With his presence in the gaming community, he gets the opportunity to see what keeps people interested in a particular type of game.“Call of Duty is a very special case,” Pownz says. “[It’s] a title that is released year in and year out and it has a heavy requirement to produce new and exciting content."
Anable says that it seems the notion of a “zombie apocalypse” has really only emerged over the last few years, even though Call of Duty developers have been using the motif since 2007, when Advanced Warfare was released.
“It’s interesting that we are thinking about the end of the world through the lens of zombies,” Anable says. “There are lots of other ways we can think of the end [and] it’s important to ask, why zombies?”
The assistant professor cannot say with certainty where the fascination stems from but she says that it’s a phenomenon that has been introduced to the world through various forms of media.
The idea of an apocalypse didn’t just come from one or two sources.
“It went from a comic book to a television series to a video game,” Anable says. “[It’s this] trans-media way of telling stories that really gets people involved in the narrative.”
Patel says, aside from playing Call of Duty, he enjoys watching The Walking Dead and loves the similarities between the game and the show.

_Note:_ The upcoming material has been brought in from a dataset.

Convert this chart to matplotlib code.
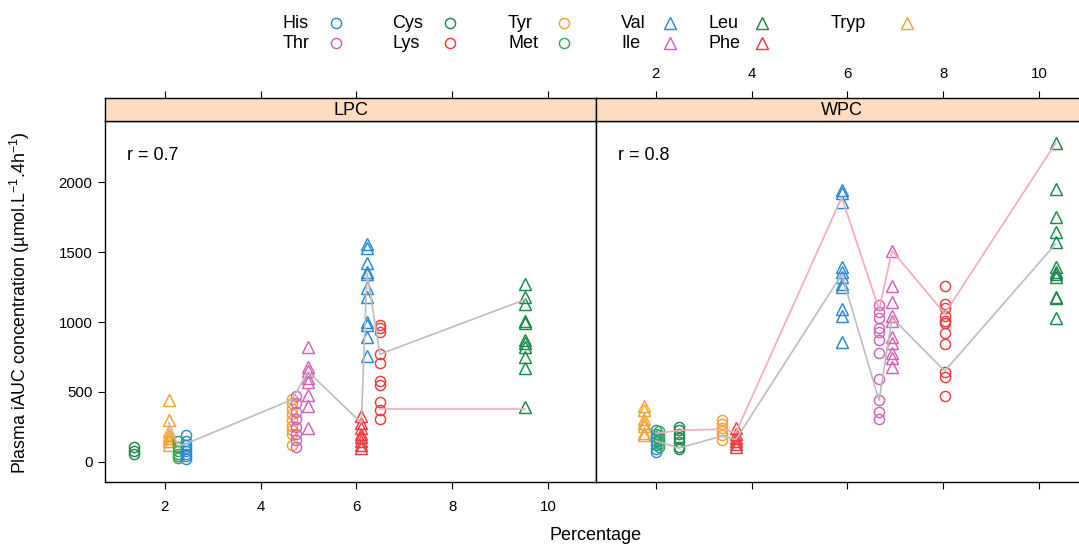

“The fact that there is no second chance [in the game] makes it realistic and life-like, which improves the entire experience,” Patel says.
Anable recognizes this same notion that many other gamers feel when playing Call of Duty.
“They feel more connected to it than if it was just a television show,” Anable says. “They can follow the narrative across many platforms and that creates [an] intimacy with what’s going on in the story.”
Anable believes that the world maintains a fascination with zombies because it represents the “very real possibility of the end of a sustainable planet for humans.”
“The notion of an apocalypse and humans as the undead, is [something that we believe] just lives on,” Anable says. “I think it really taps into [people’s] fears that the world is ending and that we are in an end game."